__Exercise description__.
Would you write out the listing verbatim and skip every picture in it?

————————

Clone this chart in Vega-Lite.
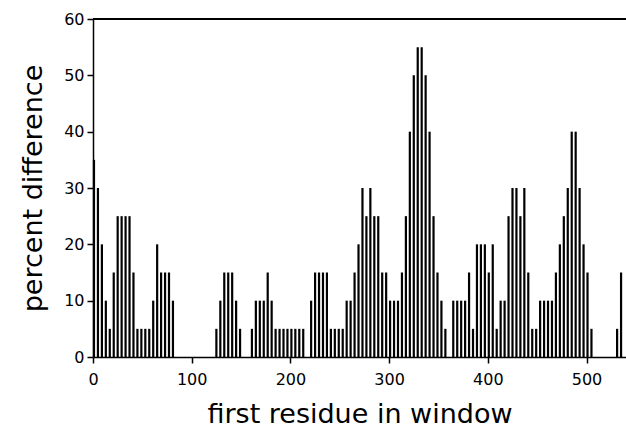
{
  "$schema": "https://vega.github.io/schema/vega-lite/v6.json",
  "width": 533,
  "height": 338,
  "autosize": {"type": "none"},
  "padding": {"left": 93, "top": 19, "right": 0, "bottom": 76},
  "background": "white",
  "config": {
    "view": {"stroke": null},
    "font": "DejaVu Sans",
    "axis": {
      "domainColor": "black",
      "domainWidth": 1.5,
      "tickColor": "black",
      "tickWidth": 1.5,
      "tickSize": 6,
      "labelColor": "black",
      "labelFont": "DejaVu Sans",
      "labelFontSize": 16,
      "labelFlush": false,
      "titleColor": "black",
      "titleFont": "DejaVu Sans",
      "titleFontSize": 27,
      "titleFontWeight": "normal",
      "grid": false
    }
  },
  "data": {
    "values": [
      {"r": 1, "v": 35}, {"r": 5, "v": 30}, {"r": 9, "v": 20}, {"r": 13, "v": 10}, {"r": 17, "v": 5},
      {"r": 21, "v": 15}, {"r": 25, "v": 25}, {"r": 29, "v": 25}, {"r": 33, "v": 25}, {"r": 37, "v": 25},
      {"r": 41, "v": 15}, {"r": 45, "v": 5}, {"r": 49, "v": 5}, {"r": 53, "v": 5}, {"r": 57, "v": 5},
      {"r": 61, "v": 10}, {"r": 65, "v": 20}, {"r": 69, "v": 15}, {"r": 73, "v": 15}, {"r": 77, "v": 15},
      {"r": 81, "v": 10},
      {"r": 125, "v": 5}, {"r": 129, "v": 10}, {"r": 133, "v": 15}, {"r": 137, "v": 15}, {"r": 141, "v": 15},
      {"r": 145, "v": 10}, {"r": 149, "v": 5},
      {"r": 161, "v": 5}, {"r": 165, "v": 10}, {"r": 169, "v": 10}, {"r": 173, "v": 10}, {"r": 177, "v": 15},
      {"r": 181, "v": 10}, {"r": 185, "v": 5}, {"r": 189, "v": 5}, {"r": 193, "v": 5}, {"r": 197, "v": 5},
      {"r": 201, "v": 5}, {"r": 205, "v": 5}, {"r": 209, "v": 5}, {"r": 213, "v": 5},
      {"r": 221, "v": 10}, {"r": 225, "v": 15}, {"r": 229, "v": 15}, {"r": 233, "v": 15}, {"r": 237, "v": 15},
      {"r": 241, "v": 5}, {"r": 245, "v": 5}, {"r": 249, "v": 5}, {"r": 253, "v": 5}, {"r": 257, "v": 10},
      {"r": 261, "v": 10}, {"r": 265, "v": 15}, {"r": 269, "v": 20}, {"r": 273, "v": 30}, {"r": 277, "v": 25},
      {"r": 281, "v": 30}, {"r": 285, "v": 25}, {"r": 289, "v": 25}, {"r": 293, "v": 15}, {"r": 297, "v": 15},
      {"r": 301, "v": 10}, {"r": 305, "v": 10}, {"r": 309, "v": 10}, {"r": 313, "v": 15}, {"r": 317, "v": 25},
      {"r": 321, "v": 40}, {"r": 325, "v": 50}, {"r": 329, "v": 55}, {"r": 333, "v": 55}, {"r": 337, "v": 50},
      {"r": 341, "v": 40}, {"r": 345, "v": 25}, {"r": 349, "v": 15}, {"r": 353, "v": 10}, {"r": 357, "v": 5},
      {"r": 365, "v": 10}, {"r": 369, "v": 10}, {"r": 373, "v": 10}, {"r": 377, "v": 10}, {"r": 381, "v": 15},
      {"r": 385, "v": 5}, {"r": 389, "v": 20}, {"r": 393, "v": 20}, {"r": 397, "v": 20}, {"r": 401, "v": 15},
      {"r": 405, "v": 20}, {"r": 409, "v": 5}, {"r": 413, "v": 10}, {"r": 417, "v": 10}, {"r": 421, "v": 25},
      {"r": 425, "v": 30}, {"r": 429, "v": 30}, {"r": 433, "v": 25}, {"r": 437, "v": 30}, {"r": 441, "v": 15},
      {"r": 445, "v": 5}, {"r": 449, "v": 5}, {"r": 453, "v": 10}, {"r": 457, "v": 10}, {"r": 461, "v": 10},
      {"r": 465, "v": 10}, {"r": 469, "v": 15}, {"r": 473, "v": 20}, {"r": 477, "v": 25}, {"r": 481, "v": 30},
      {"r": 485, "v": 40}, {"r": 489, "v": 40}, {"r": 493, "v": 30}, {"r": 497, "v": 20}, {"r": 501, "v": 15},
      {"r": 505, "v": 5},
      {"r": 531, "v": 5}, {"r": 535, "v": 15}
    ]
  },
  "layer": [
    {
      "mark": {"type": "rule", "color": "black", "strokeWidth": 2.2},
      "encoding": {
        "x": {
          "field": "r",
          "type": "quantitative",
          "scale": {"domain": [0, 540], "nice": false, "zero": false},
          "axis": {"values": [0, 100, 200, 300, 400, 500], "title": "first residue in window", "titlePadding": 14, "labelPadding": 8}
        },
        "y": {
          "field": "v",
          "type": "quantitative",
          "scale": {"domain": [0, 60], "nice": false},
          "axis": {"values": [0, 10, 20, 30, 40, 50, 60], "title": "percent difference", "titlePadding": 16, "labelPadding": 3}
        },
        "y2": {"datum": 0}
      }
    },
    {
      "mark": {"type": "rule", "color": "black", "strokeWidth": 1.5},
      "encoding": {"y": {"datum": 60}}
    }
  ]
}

————————

__Solution to this task__.
Clone this chart in Vega-Lite.
{
  "$schema": "https://vega.github.io/schema/vega-lite/v6.json",
  "width": 533,
  "height": 338,
  "autosize": {"type": "none"},
  "padding": {"left": 93, "top": 19, "right": 0, "bottom": 76},
  "background": "white",
  "config": {
    "view": {"stroke": null},
    "font": "DejaVu Sans",
    "axis": {
      "domainColor": "black",
      "domainWidth": 1.5,
      "tickColor": "black",
      "tickWidth": 1.5,
      "tickSize": 6,
      "labelColor": "black",
      "labelFont": "DejaVu Sans",
      "labelFontSize": 16,
      "labelFlush": false,
      "titleColor": "black",
      "titleFont": "DejaVu Sans",
      "titleFontSize": 27,
      "titleFontWeight": "normal",
      "grid": false
    }
  },
  "data": {
    "values": [
      {"r": 1, "v": 35}, {"r": 5, "v": 30}, {"r": 9, "v": 20}, {"r": 13, "v": 10}, {"r": 17, "v": 5},
      {"r": 21, "v": 15}, {"r": 25, "v": 25}, {"r": 29, "v": 25}, {"r": 33, "v": 25}, {"r": 37, "v": 25},
      {"r": 41, "v": 15}, {"r": 45, "v": 5}, {"r": 49, "v": 5}, {"r": 53, "v": 5}, {"r": 57, "v": 5},
      {"r": 61, "v": 10}, {"r": 65, "v": 20}, {"r": 69, "v": 15}, {"r": 73, "v": 15}, {"r": 77, "v": 15},
      {"r": 81, "v": 10},
      {"r": 125, "v": 5}, {"r": 129, "v": 10}, {"r": 133, "v": 15}, {"r": 137, "v": 15}, {"r": 141, "v": 15},
      {"r": 145, "v": 10}, {"r": 149, "v": 5},
      {"r": 161, "v": 5}, {"r": 165, "v": 10}, {"r": 169, "v": 10}, {"r": 173, "v": 10}, {"r": 177, "v": 15},
      {"r": 181, "v": 10}, {"r": 185, "v": 5}, {"r": 189, "v": 5}, {"r": 193, "v": 5}, {"r": 197, "v": 5},
      {"r": 201, "v": 5}, {"r": 205, "v": 5}, {"r": 209, "v": 5}, {"r": 213, "v": 5},
      {"r": 221, "v": 10}, {"r": 225, "v": 15}, {"r": 229, "v": 15}, {"r": 233, "v": 15}, {"r": 237, "v": 15},
      {"r": 241, "v": 5}, {"r": 245, "v": 5}, {"r": 249, "v": 5}, {"r": 253, "v": 5}, {"r": 257, "v": 10},
      {"r": 261, "v": 10}, {"r": 265, "v": 15}, {"r": 269, "v": 20}, {"r": 273, "v": 30}, {"r": 277, "v": 25},
      {"r": 281, "v": 30}, {"r": 285, "v": 25}, {"r": 289, "v": 25}, {"r": 293, "v": 15}, {"r": 297, "v": 15},
      {"r": 301, "v": 10}, {"r": 305, "v": 10}, {"r": 309, "v": 10}, {"r": 313, "v": 15}, {"r": 317, "v": 25},
      {"r": 321, "v": 40}, {"r": 325, "v": 50}, {"r": 329, "v": 55}, {"r": 333, "v": 55}, {"r": 337, "v": 50},
      {"r": 341, "v": 40}, {"r": 345, "v": 25}, {"r": 349, "v": 15}, {"r": 353, "v": 10}, {"r": 357, "v": 5},
      {"r": 365, "v": 10}, {"r": 369, "v": 10}, {"r": 373, "v": 10}, {"r": 377, "v": 10}, {"r": 381, "v": 15},
      {"r": 385, "v": 5}, {"r": 389, "v": 20}, {"r": 393, "v": 20}, {"r": 397, "v": 20}, {"r": 401, "v": 15},
      {"r": 405, "v": 20}, {"r": 409, "v": 5}, {"r": 413, "v": 10}, {"r": 417, "v": 10}, {"r": 421, "v": 25},
      {"r": 425, "v": 30}, {"r": 429, "v": 30}, {"r": 433, "v": 25}, {"r": 437, "v": 30}, {"r": 441, "v": 15},
      {"r": 445, "v": 5}, {"r": 449, "v": 5}, {"r": 453, "v": 10}, {"r": 457, "v": 10}, {"r": 461, "v": 10},
      {"r": 465, "v": 10}, {"r": 469, "v": 15}, {"r": 473, "v": 20}, {"r": 477, "v": 25}, {"r": 481, "v": 30},
      {"r": 485, "v": 40}, {"r": 489, "v": 40}, {"r": 493, "v": 30}, {"r": 497, "v": 20}, {"r": 501, "v": 15},
      {"r": 505, "v": 5},
      {"r": 531, "v": 5}, {"r": 535, "v": 15}
    ]
  },
  "layer": [
    {
      "mark": {"type": "rule", "color": "black", "strokeWidth": 2.2},
      "encoding": {
        "x": {
          "field": "r",
          "type": "quantitative",
          "scale": {"domain": [0, 540], "nice": false, "zero": false},
          "axis": {"values": [0, 100, 200, 300, 400, 500], "title": "first residue in window", "titlePadding": 14, "labelPadding": 8}
        },
        "y": {
          "field": "v",
          "type": "quantitative",
          "scale": {"domain": [0, 60], "nice": false},
          "axis": {"values": [0, 10, 20, 30, 40, 50, 60], "title": "percent difference", "titlePadding": 16, "labelPadding": 3}
        },
        "y2": {"datum": 0}
      }
    },
    {
      "mark": {"type": "rule", "color": "black", "strokeWidth": 1.5},
      "encoding": {"y": {"datum": 60}}
    }
  ]
}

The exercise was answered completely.